[Just saw this important read: Gafni Attacks Over Lack Of Construction Of Ashqelon Hospital]
Air Canada employees are on strike. Canada's postal workers went on strike, too, and are now locked out. To which people have said, "That's okay; we have other airlines, and we don't mail anything anyway." The local news station polled listeners the other day, asking, "Are strikes an effective form of labor action anymore?"
I think the answer is likely No – and this is part of a much bigger issue, which is affecting people all over the world in a very negative way.
The issue is Re-Routing, to use Internet parlance.
From a networking perspective: When a network is populated with enough nodes, and features a high enough degree of connectivity between those nodes, each individual node becomes insignificant. If one node or group of nodes goes down, traffic just re-routes around them and the system continues to thrive.
The same thing is happening in our highly populated and highly connected world: There are so many people, and they are so highly connected, that each individual person loses special status, becoming eminently replaceable.
* You're on strike? I can find other workers, or I can eliminate your job altogether.
* You want to raise the cost of your goods or your service? I'll outsource to India.
* Think your television network is crucial, or you are an irreplaceable performer? Think again, there are 500 more like you.
* Want to protest the government's politics? You are a tiny, irrelevant demographic.
* Trying to make your mark in publishing? Best of luck; everyone has a blog, a book, a column.
* Philanthropy is your thing? There are millions of others doing it, too, and even your small local charities are drawing on grants from afar.
We're past the age of people being rendered obsolete by technology - now, we are rendered obsolete by each other.
Of course, not everything can be easily replaced, yet. Certain government services cannot be replaced, and so people cannot yet avoid government. Protesters who manage to attract enough friends – using that same population growth and connectivity – can still get noticed, albeit rarely.

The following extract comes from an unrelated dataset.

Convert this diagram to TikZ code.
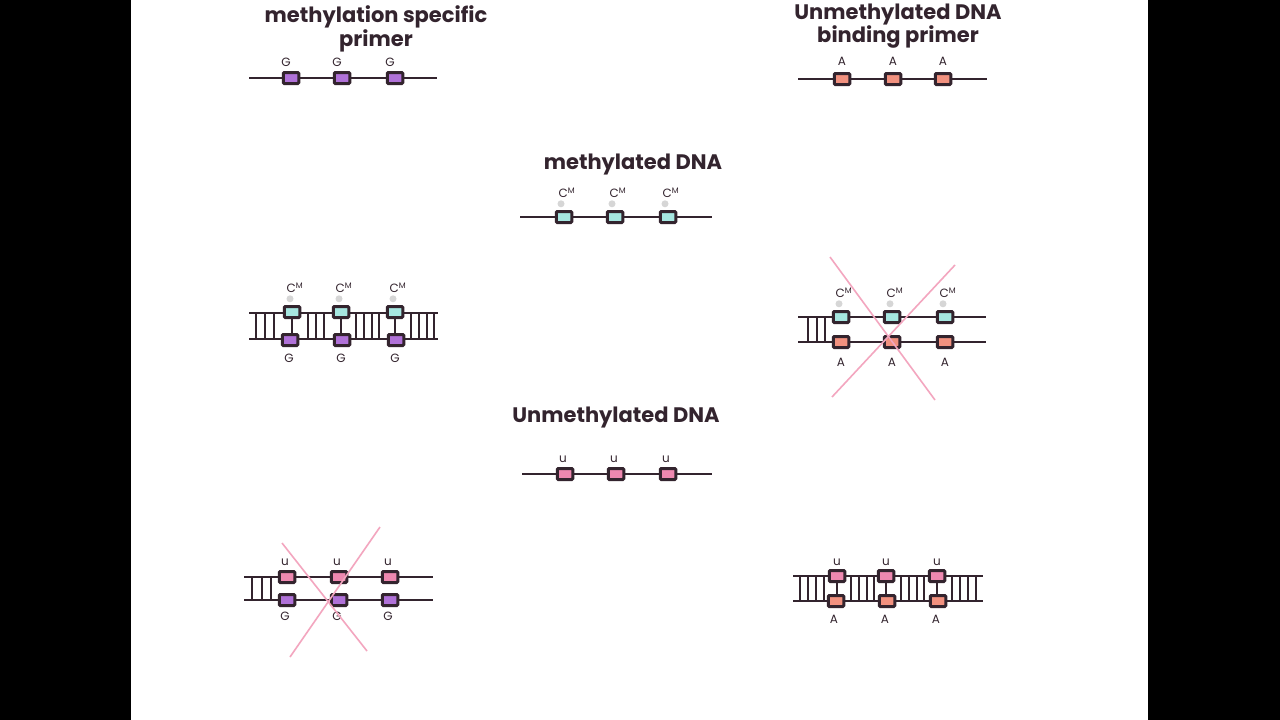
\documentclass[tikz,border=0pt]{standalone}
\usepackage{fontspec}
\setmainfont{Poppins}
\usetikzlibrary{positioning}
\definecolor{ink}{HTML}{33242E}
\definecolor{gpurple}{HTML}{B071D8}
\definecolor{asalmon}{HTML}{F2917F}
\definecolor{ccyan}{HTML}{A6E6E0}
\definecolor{upink}{HTML}{EE88B0}
\definecolor{xpink}{HTML}{F3A6BF}
\definecolor{mgrey}{HTML}{D6D6D6}
\begin{document}
\begin{tikzpicture}[x=1pt, y=-1pt,
  strandline/.style={draw=ink, line width=2.8pt},
  rung/.style={draw=ink, line width=2.2pt},
  base/.style={draw=ink, line width=3pt, minimum width=15.5pt, minimum height=11pt, inner sep=0pt, rounded corners=1pt},
  gbox/.style={base, fill=gpurple},
  abox/.style={base, fill=asalmon},
  cbox/.style={base, fill=ccyan},
  ubox/.style={base, fill=upink},
  letter/.style={text=ink, font=\fontsize{12}{12}\selectfont, inner sep=0pt},
  heading/.style={text=ink, font=\fontsize{21}{21}\selectfont\bfseries, align=center, inner sep=0pt},
  methyl/.style={circle, fill=mgrey, minimum size=7pt, inner sep=0pt},
  cross/.style={draw=xpink, line width=1.6pt}
]
% frame
\fill [black] (0,0) rectangle (1280,720);
\fill [white] (131,0) rectangle (1148,720);

% methylation specific primer
\node [heading] (msptitle) at (376,29) {methylation specific\\primer};
\coordinate (msp-l) at (249,78);
\coordinate (msp-r) at (437,78);
\draw [strandline] (msp-l) -- (msp-r);
\foreach \n/\x in {1/291,2/342,3/395} {
  \node [gbox] (msp\n) at (\x,78) {};
  \node [letter, above=4pt of msp\n, xshift=-5pt] (msp\n-g) {G};
}

% unmethylated DNA binding primer
\node [heading] (ubptitle) at (898,26) {Unmethylated DNA\\binding primer};
\coordinate (ubp-l) at (798,79);
\coordinate (ubp-r) at (987,79);
\draw [strandline] (ubp-l) -- (ubp-r);
\foreach \n/\x in {1/842,2/893,3/943} {
  \node [abox] (ubp\n) at (\x,79) {};
  \node [letter, above=6pt of ubp\n] (ubp\n-a) {A};
}

% methylated DNA
\node [heading] (mdtitle) at (633,165) {methylated DNA};
\coordinate (md-l) at (520,217);
\coordinate (md-r) at (712,217);
\draw [strandline] (md-l) -- (md-r);
\foreach \n/\x in {1/564,2/615,3/668} {
  \node [cbox] (md\n) at (\x,217) {};
  \node [methyl, above=2.5pt of md\n, xshift=-3pt] (md\n-dot) {};
  \node [letter, above=12pt of md\n, xshift=3pt] (md\n-c) {C\textsuperscript{M}};
}

% methylated DNA + methylation specific primer
\coordinate (lt-l) at (249,313);
\coordinate (lt-r) at (438,313);
\coordinate (lb-l) at (249,339);
\coordinate (lb-r) at (438,339);
\foreach \x in {256,265,274,308,316,324,356,364,372,379,411,419,427,434}
  \draw [rung] (\x,313) -- (\x,339);
\draw [strandline] (lt-l) -- (lt-r);
\draw [strandline] (lb-l) -- (lb-r);
\foreach \n/\x/\y in {1/292/290,2/341/342,3/395/396} {
  \node [cbox] (lt\n) at (\x,312) {};
  \node [gbox] (lb\n) at (\y,340) {};
  \draw [strandline] (lt\n.south) -- (lt\n.south |- lb\n.north);
  \node [methyl, above=2.5pt of lt\n, xshift=-2pt] (lt\n-dot) {};
  \node [letter, above=12pt of lt\n, xshift=3pt] (lt\n-c) {C\textsuperscript{M}};
  \node [letter, below=7pt of lb\n, xshift=-1pt] (lb\n-g) {G};
}

% methylated DNA + unmethylated primer: no binding
\coordinate (rt-l) at (798,317);
\coordinate (rt-r) at (986,317);
\coordinate (rb-l) at (798,342);
\coordinate (rb-r) at (986,342);
\foreach \x in {808,817,825}
  \draw [rung] (\x,317) -- (\x,342);
\draw [strandline] (rt-l) -- (rt-r);
\draw [strandline] (rb-l) -- (rb-r);
\foreach \n/\x in {1/841,2/892,3/945} {
  \node [cbox] (rt\n) at (\x,317) {};
  \node [abox] (rb\n) at (\x,342) {};
  \node [methyl, above=2.5pt of rt\n, xshift=-2pt] (rt\n-dot) {};
  \node [letter, above=12pt of rt\n, xshift=3pt] (rt\n-c) {C\textsuperscript{M}};
  \node [letter, below=9pt of rb\n] (rb\n-a) {A};
}
\coordinate (rx1-a) at (830,257);
\coordinate (rx1-b) at (935,400);
\coordinate (rx2-a) at (955,265);
\coordinate (rx2-b) at (832,397);
\draw [cross] (rx1-a) -- (rx1-b);
\draw [cross] (rx2-a) -- (rx2-b);

% unmethylated DNA
\node [heading] (udtitle) at (616,418) {Unmethylated DNA};
\coordinate (ud-l) at (522,474);
\coordinate (ud-r) at (712,474);
\draw [strandline] (ud-l) -- (ud-r);
\foreach \n/\x in {1/565,2/616,3/668} {
  \node [ubox] (ud\n) at (\x,474) {};
  \node [letter, above=4pt of ud\n, xshift=-2pt] (ud\n-u) {u};
}

% unmethylated DNA + methylation specific primer: no binding
\coordinate (blt-l) at (244,577);
\coordinate (blt-r) at (433,577);
\coordinate (blb-l) at (244,600);
\coordinate (blb-r) at (433,600);
\foreach \x in {252,262,271}
  \draw [rung] (\x,577) -- (\x,600);
\draw [strandline] (blt-l) -- (blt-r);
\draw [strandline] (blb-l) -- (blb-r);
\foreach \n/\x in {1/287,2/339,3/390} {
  \node [ubox] (blt\n) at (\x,577) {};
  \node [gbox] (blb\n) at (\x,600) {};
  \node [letter, above=4pt of blt\n, xshift=-2pt] (blt\n-u) {u};
  \node [letter, below=5pt of blb\n, xshift=-2pt] (blb\n-g) {G};
}
\coordinate (bx1-a) at (282,543);
\coordinate (bx1-b) at (367,651);
\coordinate (bx2-a) at (380,527);
\coordinate (bx2-b) at (290,657);
\draw [cross] (bx1-a) -- (bx1-b);
\draw [cross] (bx2-a) -- (bx2-b);

% unmethylated DNA + unmethylated primer
\coordinate (brt-l) at (793,576);
\coordinate (brt-r) at (983,576);
\coordinate (brb-l) at (793,601);
\coordinate (brb-r) at (983,601);
\foreach \x in {800,808,816,824,851,859,867,874,901,909,917,924,952,960,968,976}
  \draw [rung] (\x,576) -- (\x,601);
\draw [strandline] (brt-l) -- (brt-r);
\draw [strandline] (brb-l) -- (brb-r);
\foreach \n/\x/\y in {1/837/836,2/886/887,3/937/938} {
  \node [ubox] (brt\n) at (\x,576) {};
  \node [abox] (brb\n) at (\y,601) {};
  \draw [strandline] (brt\n.south) -- (brt\n.south |- brb\n.north);
  \node [letter, above=3pt of brt\n] (brt\n-u) {u};
  \node [letter, below=7pt of brb\n, xshift=-2pt] (brb\n-a) {A};
}
\end{tikzpicture}
\end{document}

The general rule, though, is that because there are so many people, and because they are so connected, no one is irreplaceable. The recipients of everything we provide can Re-Route around us.
And one major problem is this: Many of us, perhaps most of us, find our personal meaning and value in our relationships with others, and our ability to make an impact upon the world. Rav Chaim of Volozhin insisted that we were created only to help others, and Charlie Brown (להבדיל, fine) followed his lead. We rate ourselves based on how others view us, whether others care about us, whether others will remember us afterward. How does it feel, then, to discover that others don't think about us at all? That others don't need us? That others will find replacements for us fairly easily?
I suspect this is one of the reasons for the global growth in Depression and Anxiety diagnosis. The phenomenon is beyond any particular society and its pace, work habits, diet or values. I think it's partially attributable to the fact that people everywhere recognize that the world can Re-Route around them, and this realization is devastating.
Answers? Perhaps one answer is to find our satisfaction elsewhere; certainly, Kohelet would prescribe that. Perhaps another answer is to make ourselves valuable in small circles, or to people who can't find easy replacements. I don't know.